#### What the exercise asks
With the images removed, repeat the data below exactly.

■ ■ ■ ■

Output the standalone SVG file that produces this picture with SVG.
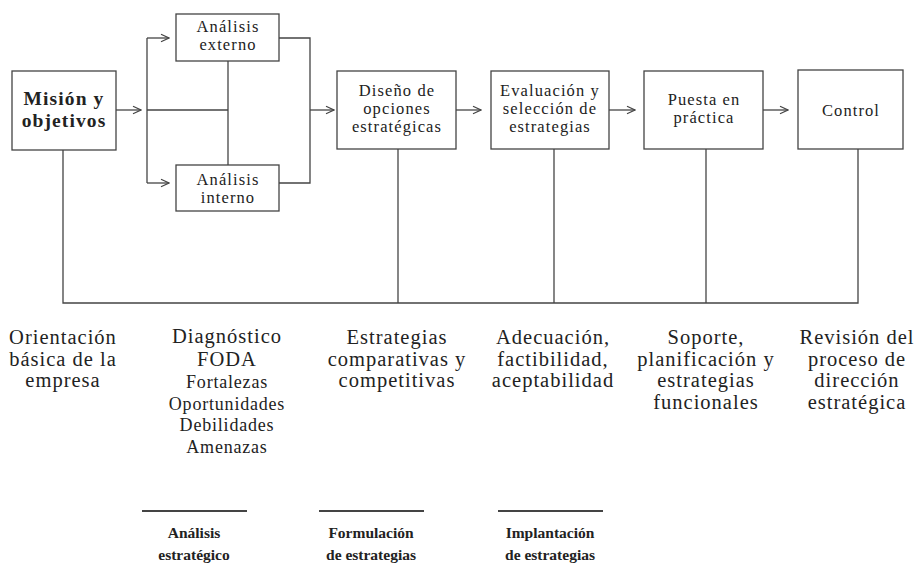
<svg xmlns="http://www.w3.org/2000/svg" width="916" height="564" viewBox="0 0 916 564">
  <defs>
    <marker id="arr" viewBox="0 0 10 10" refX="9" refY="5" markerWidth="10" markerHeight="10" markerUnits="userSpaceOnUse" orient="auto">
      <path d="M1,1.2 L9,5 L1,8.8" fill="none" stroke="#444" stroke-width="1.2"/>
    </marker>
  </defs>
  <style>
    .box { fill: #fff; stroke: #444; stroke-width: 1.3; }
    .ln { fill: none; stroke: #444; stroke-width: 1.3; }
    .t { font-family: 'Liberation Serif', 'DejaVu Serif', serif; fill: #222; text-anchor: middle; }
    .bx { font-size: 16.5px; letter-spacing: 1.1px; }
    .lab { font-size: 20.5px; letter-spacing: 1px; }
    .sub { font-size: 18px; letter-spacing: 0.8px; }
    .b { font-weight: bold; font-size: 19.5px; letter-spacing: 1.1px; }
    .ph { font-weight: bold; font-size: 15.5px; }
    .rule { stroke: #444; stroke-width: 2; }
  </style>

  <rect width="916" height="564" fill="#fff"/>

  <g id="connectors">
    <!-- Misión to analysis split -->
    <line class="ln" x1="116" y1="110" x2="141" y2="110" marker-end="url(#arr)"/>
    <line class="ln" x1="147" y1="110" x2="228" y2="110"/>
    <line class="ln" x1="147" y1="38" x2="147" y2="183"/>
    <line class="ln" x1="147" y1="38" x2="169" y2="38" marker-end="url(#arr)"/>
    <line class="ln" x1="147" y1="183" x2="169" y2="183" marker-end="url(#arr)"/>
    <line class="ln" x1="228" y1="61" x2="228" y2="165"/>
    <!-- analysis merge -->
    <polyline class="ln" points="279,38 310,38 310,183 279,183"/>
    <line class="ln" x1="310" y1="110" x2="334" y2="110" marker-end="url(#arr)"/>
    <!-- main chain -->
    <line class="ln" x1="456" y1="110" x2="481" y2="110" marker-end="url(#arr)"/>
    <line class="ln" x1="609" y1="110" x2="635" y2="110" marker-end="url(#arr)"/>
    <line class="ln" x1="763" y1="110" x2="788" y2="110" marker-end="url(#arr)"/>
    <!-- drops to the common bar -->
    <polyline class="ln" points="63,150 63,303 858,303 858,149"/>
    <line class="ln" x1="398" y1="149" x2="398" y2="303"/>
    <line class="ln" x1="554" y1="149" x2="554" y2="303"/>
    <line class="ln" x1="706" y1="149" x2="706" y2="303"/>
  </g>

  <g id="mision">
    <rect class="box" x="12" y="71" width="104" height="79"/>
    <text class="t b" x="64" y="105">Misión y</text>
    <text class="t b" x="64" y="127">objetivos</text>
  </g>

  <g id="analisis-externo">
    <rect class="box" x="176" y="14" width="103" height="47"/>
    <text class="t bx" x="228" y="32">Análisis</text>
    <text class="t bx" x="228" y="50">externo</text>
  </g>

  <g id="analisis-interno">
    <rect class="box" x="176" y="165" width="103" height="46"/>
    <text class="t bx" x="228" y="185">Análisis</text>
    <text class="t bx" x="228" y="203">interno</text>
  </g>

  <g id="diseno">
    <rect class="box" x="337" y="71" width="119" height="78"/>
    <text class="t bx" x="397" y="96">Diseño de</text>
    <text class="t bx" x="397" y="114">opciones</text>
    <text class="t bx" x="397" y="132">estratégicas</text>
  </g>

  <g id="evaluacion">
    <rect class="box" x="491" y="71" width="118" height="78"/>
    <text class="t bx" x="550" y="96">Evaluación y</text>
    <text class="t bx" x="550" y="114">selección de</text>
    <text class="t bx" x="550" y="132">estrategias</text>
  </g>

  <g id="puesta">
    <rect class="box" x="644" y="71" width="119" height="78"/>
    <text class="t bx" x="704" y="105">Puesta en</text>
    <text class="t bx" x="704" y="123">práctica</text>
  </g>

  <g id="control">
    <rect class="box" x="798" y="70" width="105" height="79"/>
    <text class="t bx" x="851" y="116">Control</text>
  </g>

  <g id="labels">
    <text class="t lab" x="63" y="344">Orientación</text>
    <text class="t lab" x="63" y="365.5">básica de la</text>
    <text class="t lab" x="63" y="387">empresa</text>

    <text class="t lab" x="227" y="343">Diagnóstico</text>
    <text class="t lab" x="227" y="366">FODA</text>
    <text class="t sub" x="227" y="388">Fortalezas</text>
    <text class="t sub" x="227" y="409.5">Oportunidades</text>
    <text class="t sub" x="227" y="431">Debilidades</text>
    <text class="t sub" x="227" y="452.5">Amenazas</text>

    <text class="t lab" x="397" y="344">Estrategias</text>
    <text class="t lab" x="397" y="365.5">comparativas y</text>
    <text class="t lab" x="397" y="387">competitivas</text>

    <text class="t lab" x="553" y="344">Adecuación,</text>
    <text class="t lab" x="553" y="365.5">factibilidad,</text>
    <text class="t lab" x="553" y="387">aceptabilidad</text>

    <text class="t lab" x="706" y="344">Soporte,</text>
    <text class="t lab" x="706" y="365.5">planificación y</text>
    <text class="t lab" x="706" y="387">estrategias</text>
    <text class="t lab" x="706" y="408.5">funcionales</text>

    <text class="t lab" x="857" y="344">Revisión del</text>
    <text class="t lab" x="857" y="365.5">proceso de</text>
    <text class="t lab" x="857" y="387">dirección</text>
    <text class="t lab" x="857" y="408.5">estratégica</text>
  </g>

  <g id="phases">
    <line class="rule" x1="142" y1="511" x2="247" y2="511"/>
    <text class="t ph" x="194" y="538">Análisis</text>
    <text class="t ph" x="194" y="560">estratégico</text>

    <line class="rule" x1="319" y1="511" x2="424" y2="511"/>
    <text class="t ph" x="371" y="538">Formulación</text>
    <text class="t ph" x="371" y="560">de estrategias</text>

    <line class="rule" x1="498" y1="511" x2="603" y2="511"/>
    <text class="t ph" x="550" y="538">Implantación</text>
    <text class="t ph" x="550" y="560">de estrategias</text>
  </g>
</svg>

■ ■ ■ ■

#### Solution to this task
Output the standalone SVG file that produces this picture with SVG.
<svg xmlns="http://www.w3.org/2000/svg" width="916" height="564" viewBox="0 0 916 564">
  <defs>
    <marker id="arr" viewBox="0 0 10 10" refX="9" refY="5" markerWidth="10" markerHeight="10" markerUnits="userSpaceOnUse" orient="auto">
      <path d="M1,1.2 L9,5 L1,8.8" fill="none" stroke="#444" stroke-width="1.2"/>
    </marker>
  </defs>
  <style>
    .box { fill: #fff; stroke: #444; stroke-width: 1.3; }
    .ln { fill: none; stroke: #444; stroke-width: 1.3; }
    .t { font-family: 'Liberation Serif', 'DejaVu Serif', serif; fill: #222; text-anchor: middle; }
    .bx { font-size: 16.5px; letter-spacing: 1.1px; }
    .lab { font-size: 20.5px; letter-spacing: 1px; }
    .sub { font-size: 18px; letter-spacing: 0.8px; }
    .b { font-weight: bold; font-size: 19.5px; letter-spacing: 1.1px; }
    .ph { font-weight: bold; font-size: 15.5px; }
    .rule { stroke: #444; stroke-width: 2; }
  </style>

  <rect width="916" height="564" fill="#fff"/>

  <g id="connectors">
    <!-- Misión to analysis split -->
    <line class="ln" x1="116" y1="110" x2="141" y2="110" marker-end="url(#arr)"/>
    <line class="ln" x1="147" y1="110" x2="228" y2="110"/>
    <line class="ln" x1="147" y1="38" x2="147" y2="183"/>
    <line class="ln" x1="147" y1="38" x2="169" y2="38" marker-end="url(#arr)"/>
    <line class="ln" x1="147" y1="183" x2="169" y2="183" marker-end="url(#arr)"/>
    <line class="ln" x1="228" y1="61" x2="228" y2="165"/>
    <!-- analysis merge -->
    <polyline class="ln" points="279,38 310,38 310,183 279,183"/>
    <line class="ln" x1="310" y1="110" x2="334" y2="110" marker-end="url(#arr)"/>
    <!-- main chain -->
    <line class="ln" x1="456" y1="110" x2="481" y2="110" marker-end="url(#arr)"/>
    <line class="ln" x1="609" y1="110" x2="635" y2="110" marker-end="url(#arr)"/>
    <line class="ln" x1="763" y1="110" x2="788" y2="110" marker-end="url(#arr)"/>
    <!-- drops to the common bar -->
    <polyline class="ln" points="63,150 63,303 858,303 858,149"/>
    <line class="ln" x1="398" y1="149" x2="398" y2="303"/>
    <line class="ln" x1="554" y1="149" x2="554" y2="303"/>
    <line class="ln" x1="706" y1="149" x2="706" y2="303"/>
  </g>

  <g id="mision">
    <rect class="box" x="12" y="71" width="104" height="79"/>
    <text class="t b" x="64" y="105">Misión y</text>
    <text class="t b" x="64" y="127">objetivos</text>
  </g>

  <g id="analisis-externo">
    <rect class="box" x="176" y="14" width="103" height="47"/>
    <text class="t bx" x="228" y="32">Análisis</text>
    <text class="t bx" x="228" y="50">externo</text>
  </g>

  <g id="analisis-interno">
    <rect class="box" x="176" y="165" width="103" height="46"/>
    <text class="t bx" x="228" y="185">Análisis</text>
    <text class="t bx" x="228" y="203">interno</text>
  </g>

  <g id="diseno">
    <rect class="box" x="337" y="71" width="119" height="78"/>
    <text class="t bx" x="397" y="96">Diseño de</text>
    <text class="t bx" x="397" y="114">opciones</text>
    <text class="t bx" x="397" y="132">estratégicas</text>
  </g>

  <g id="evaluacion">
    <rect class="box" x="491" y="71" width="118" height="78"/>
    <text class="t bx" x="550" y="96">Evaluación y</text>
    <text class="t bx" x="550" y="114">selección de</text>
    <text class="t bx" x="550" y="132">estrategias</text>
  </g>

  <g id="puesta">
    <rect class="box" x="644" y="71" width="119" height="78"/>
    <text class="t bx" x="704" y="105">Puesta en</text>
    <text class="t bx" x="704" y="123">práctica</text>
  </g>

  <g id="control">
    <rect class="box" x="798" y="70" width="105" height="79"/>
    <text class="t bx" x="851" y="116">Control</text>
  </g>

  <g id="labels">
    <text class="t lab" x="63" y="344">Orientación</text>
    <text class="t lab" x="63" y="365.5">básica de la</text>
    <text class="t lab" x="63" y="387">empresa</text>

    <text class="t lab" x="227" y="343">Diagnóstico</text>
    <text class="t lab" x="227" y="366">FODA</text>
    <text class="t sub" x="227" y="388">Fortalezas</text>
    <text class="t sub" x="227" y="409.5">Oportunidades</text>
    <text class="t sub" x="227" y="431">Debilidades</text>
    <text class="t sub" x="227" y="452.5">Amenazas</text>

    <text class="t lab" x="397" y="344">Estrategias</text>
    <text class="t lab" x="397" y="365.5">comparativas y</text>
    <text class="t lab" x="397" y="387">competitivas</text>

    <text class="t lab" x="553" y="344">Adecuación,</text>
    <text class="t lab" x="553" y="365.5">factibilidad,</text>
    <text class="t lab" x="553" y="387">aceptabilidad</text>

    <text class="t lab" x="706" y="344">Soporte,</text>
    <text class="t lab" x="706" y="365.5">planificación y</text>
    <text class="t lab" x="706" y="387">estrategias</text>
    <text class="t lab" x="706" y="408.5">funcionales</text>

    <text class="t lab" x="857" y="344">Revisión del</text>
    <text class="t lab" x="857" y="365.5">proceso de</text>
    <text class="t lab" x="857" y="387">dirección</text>
    <text class="t lab" x="857" y="408.5">estratégica</text>
  </g>

  <g id="phases">
    <line class="rule" x1="142" y1="511" x2="247" y2="511"/>
    <text class="t ph" x="194" y="538">Análisis</text>
    <text class="t ph" x="194" y="560">estratégico</text>

    <line class="rule" x1="319" y1="511" x2="424" y2="511"/>
    <text class="t ph" x="371" y="538">Formulación</text>
    <text class="t ph" x="371" y="560">de estrategias</text>

    <line class="rule" x1="498" y1="511" x2="603" y2="511"/>
    <text class="t ph" x="550" y="538">Implantación</text>
    <text class="t ph" x="550" y="560">de estrategias</text>
  </g>
</svg>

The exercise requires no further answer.